Unfortunately there are problems with the way everything is tied up. First there is the dragon attack on Chalced. Starting out strong with the image of the dragons, beautiful in their anger, dragon riders perch on their backs spewing venom on the city below it reaches the climax of rescuing Selden and Chassim only to end. Suddenly the reader is getting a second hand account of the battle and the end of the Duke. It was a let down. After all of the build up of the dragon’s fury and the emphasis on their attacking only the castle and the Duke the reader is not given the satisfaction of the final confrontation. I was looking forward to the Duke coming face to face with a real, large, angry dragon. Second was the end of Hest. His attempts at winning the now completely independent Alise back rebuffed, it was fun to watch Davvie teach him a thing or two about Elderlings. While enjoying his attempts to control a dragon it was hard to find it believable that someone in his position goes missing and it is barely noticed.
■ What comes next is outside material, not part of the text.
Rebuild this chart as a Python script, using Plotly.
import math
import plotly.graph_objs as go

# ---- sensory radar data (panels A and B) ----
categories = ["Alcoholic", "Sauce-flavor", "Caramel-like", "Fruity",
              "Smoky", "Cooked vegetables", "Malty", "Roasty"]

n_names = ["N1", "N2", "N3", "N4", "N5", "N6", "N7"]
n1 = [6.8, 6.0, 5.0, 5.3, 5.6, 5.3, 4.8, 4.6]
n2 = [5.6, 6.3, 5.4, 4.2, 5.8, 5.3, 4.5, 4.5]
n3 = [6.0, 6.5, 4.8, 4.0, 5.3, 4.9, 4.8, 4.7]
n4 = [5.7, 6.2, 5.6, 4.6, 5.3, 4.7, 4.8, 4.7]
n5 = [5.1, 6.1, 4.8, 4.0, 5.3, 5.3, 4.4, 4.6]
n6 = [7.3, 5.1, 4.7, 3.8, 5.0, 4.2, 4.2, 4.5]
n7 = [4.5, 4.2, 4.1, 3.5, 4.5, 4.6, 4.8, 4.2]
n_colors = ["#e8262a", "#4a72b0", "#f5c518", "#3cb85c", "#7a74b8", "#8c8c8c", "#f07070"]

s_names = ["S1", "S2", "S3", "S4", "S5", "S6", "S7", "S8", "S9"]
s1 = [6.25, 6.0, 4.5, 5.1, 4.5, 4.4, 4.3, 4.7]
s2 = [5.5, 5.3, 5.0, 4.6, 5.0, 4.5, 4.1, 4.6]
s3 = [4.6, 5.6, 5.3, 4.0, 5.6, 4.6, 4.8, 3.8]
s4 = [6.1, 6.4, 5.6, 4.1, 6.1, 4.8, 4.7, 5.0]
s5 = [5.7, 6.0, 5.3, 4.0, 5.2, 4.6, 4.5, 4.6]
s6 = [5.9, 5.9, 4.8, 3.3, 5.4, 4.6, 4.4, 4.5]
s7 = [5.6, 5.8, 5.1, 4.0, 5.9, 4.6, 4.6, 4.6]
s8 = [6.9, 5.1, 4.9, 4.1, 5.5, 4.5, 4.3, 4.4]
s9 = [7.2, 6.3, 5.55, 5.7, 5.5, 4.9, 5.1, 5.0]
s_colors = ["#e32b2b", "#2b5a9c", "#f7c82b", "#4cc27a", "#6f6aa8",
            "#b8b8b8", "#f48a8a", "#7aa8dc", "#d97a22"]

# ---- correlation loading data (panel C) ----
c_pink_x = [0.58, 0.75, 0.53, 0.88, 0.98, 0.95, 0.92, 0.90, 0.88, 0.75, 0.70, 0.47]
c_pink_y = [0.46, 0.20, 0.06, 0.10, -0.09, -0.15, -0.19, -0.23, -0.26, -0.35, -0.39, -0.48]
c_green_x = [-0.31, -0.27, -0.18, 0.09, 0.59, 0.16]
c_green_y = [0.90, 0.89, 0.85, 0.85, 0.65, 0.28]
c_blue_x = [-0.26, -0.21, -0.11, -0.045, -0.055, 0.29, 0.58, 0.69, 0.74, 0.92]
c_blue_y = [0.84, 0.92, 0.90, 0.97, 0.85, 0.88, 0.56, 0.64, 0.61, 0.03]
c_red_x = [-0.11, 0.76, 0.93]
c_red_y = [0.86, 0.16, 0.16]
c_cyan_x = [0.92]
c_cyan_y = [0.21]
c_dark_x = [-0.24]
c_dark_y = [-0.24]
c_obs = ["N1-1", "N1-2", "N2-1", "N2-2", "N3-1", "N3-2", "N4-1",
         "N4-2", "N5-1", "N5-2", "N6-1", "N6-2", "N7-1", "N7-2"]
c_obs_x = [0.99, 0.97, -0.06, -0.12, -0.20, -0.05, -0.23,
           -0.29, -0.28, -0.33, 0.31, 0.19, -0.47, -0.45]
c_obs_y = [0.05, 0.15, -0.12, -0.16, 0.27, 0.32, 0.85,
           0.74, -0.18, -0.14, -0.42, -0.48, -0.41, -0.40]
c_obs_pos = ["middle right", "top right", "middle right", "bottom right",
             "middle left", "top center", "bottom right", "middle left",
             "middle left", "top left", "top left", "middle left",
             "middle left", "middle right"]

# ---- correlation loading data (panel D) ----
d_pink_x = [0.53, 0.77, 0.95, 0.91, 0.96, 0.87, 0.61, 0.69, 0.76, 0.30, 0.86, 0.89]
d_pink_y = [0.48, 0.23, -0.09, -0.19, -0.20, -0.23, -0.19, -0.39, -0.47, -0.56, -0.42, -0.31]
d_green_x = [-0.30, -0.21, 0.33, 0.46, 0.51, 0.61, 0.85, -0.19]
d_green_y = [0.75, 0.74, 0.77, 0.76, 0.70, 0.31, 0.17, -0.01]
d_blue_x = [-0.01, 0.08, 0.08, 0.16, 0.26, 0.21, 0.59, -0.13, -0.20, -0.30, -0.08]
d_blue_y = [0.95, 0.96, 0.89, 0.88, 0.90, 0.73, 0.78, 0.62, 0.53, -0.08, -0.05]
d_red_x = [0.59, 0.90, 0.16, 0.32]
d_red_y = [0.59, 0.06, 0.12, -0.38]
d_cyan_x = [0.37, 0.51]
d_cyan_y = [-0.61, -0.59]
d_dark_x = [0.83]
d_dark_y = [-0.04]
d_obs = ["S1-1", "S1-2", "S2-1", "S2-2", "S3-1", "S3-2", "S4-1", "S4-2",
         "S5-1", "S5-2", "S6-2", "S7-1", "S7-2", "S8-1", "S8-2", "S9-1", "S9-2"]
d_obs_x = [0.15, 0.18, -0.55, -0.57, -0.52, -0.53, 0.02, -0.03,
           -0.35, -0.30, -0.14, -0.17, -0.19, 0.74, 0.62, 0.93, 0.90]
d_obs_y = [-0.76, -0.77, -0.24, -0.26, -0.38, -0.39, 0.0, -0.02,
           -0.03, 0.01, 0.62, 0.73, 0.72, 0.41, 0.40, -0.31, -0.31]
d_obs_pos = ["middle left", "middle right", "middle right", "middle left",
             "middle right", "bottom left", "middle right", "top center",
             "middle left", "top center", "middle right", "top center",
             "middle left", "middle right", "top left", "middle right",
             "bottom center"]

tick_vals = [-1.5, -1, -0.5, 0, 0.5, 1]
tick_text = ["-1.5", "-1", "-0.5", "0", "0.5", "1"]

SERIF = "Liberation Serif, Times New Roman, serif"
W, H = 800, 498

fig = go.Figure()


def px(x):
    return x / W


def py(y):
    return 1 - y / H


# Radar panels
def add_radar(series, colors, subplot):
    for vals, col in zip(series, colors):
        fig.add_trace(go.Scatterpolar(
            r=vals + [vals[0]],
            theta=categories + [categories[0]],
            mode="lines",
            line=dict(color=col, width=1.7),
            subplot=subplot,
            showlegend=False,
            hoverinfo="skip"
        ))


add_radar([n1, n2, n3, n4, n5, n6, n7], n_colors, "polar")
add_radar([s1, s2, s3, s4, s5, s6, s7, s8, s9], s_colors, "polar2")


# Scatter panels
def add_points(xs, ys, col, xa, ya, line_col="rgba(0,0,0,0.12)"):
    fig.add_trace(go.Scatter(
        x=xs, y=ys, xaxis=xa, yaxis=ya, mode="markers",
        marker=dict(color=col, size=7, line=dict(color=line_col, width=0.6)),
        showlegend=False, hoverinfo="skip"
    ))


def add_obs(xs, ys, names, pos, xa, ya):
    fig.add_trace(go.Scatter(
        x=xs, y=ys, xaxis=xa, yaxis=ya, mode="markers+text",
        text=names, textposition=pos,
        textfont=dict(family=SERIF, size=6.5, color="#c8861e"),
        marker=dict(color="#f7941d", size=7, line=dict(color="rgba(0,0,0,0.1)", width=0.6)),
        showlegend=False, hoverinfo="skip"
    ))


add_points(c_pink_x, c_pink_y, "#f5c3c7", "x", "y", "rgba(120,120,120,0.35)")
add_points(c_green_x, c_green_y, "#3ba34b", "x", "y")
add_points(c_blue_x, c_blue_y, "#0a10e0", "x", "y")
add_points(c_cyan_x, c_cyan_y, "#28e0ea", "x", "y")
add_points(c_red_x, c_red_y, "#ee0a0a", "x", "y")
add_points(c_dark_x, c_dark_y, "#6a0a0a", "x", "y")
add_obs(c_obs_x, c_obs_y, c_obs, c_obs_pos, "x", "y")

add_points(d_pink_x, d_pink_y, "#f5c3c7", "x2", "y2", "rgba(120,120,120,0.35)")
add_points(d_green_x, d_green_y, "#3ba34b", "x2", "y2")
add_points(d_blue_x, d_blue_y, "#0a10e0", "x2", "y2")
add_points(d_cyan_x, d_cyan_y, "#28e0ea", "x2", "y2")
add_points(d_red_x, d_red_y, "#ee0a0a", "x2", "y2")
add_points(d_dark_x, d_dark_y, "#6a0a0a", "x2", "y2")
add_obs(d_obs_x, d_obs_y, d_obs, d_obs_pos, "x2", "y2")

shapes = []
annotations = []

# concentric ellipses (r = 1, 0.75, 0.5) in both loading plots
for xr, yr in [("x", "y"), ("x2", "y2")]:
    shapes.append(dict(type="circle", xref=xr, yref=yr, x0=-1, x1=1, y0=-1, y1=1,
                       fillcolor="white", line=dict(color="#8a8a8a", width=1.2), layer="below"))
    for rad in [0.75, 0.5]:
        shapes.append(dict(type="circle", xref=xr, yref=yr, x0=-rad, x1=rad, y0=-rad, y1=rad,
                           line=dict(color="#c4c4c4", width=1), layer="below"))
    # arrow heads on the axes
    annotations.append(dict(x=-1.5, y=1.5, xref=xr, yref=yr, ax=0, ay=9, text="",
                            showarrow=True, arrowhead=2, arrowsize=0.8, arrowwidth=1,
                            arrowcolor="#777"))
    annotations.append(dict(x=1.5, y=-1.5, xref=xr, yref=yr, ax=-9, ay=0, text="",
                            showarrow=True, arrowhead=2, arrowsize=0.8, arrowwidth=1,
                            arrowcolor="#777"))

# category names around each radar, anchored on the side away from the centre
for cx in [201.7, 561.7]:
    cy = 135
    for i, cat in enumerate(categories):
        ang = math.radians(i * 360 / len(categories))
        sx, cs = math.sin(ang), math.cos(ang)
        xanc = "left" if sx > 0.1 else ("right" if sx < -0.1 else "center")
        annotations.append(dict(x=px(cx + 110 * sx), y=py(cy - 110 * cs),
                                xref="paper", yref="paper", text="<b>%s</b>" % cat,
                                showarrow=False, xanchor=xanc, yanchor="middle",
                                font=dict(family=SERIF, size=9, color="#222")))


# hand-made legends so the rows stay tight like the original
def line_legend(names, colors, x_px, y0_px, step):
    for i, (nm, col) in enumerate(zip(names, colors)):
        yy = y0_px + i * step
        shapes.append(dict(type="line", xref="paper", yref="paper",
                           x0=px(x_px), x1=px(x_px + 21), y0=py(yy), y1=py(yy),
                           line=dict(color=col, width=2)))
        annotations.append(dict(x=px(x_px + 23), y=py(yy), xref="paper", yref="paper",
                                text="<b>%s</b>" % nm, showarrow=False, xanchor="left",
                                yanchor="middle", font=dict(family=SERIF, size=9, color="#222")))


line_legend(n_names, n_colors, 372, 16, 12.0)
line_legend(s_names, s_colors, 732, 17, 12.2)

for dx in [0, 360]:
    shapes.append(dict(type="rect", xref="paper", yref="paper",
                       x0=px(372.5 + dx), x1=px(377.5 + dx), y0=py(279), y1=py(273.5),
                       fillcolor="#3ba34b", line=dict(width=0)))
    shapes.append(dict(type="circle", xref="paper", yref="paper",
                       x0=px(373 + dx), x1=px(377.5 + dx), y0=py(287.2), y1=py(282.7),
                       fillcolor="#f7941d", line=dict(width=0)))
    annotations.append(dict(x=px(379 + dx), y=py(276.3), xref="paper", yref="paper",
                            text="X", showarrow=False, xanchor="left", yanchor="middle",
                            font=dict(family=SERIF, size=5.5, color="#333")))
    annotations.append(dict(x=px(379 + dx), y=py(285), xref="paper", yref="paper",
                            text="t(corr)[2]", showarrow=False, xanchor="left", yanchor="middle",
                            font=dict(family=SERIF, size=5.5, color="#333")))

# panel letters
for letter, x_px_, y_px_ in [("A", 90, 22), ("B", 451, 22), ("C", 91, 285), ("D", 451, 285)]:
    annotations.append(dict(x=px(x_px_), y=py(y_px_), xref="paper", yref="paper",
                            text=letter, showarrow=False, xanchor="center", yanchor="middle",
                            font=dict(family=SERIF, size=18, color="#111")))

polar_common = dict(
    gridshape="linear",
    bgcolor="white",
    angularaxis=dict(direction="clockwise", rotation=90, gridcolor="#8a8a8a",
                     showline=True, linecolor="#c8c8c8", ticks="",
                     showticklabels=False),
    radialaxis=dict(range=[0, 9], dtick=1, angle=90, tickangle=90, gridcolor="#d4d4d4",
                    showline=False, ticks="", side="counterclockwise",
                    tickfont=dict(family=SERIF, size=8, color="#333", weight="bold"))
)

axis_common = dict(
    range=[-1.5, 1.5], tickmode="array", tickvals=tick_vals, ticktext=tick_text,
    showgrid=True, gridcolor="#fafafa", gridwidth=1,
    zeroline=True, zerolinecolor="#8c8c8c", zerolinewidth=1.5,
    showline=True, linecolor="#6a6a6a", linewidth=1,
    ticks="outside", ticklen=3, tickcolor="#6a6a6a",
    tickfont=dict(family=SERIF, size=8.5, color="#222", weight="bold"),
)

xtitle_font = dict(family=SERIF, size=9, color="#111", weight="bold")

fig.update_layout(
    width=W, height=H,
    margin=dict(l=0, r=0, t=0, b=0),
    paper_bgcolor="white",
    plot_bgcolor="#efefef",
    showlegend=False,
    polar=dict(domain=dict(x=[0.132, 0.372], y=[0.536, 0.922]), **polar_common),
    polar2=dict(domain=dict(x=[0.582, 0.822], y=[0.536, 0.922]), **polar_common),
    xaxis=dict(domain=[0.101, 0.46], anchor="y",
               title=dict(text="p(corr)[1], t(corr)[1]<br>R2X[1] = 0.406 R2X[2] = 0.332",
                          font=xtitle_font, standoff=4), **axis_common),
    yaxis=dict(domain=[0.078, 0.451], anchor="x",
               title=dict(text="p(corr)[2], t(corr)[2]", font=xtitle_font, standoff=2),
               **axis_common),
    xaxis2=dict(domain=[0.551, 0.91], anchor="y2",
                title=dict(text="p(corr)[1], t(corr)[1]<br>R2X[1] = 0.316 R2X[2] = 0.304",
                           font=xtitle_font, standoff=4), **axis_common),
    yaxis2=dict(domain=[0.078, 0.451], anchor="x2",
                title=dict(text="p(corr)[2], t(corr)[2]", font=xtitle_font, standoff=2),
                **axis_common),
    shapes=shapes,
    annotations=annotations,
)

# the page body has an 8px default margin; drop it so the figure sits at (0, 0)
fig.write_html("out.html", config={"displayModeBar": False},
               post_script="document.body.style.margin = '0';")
It is mentioned that everyone thinks he ran away into the wilderness, but really Hest in the wilderness? No one makes the connection to the dragons.
The best parts of the story concern the city itself. The most important mystery being just what is silver, the substance every dragon and dragon keeper dreams of. Memories of it slip and slid through the dragons and their keepers, no one has a complete memory of what it is and why it is important. The discovery of the well and Thymara’s courageous climb down into it are among the highlights of the book. It is wonderful to finally see her coming into her own as a woman and as an Elderling. Unlike Rapskal she is able to hold on to her own being while using the memory stones to enhance who she is. Rapskal’s use of the memory stones leads to a complete change in who he is. At first this seems a tragedy until his explanation to the riders heading to war, that his memories are a continuation of many Elderling lives, much like the dragon memories. Yes he is changed and Thymara does not like what he has changed into but the author has left open the question of is this what they are supposed to become.
In the end I felt a little cheated but it is still a very enjoyable read.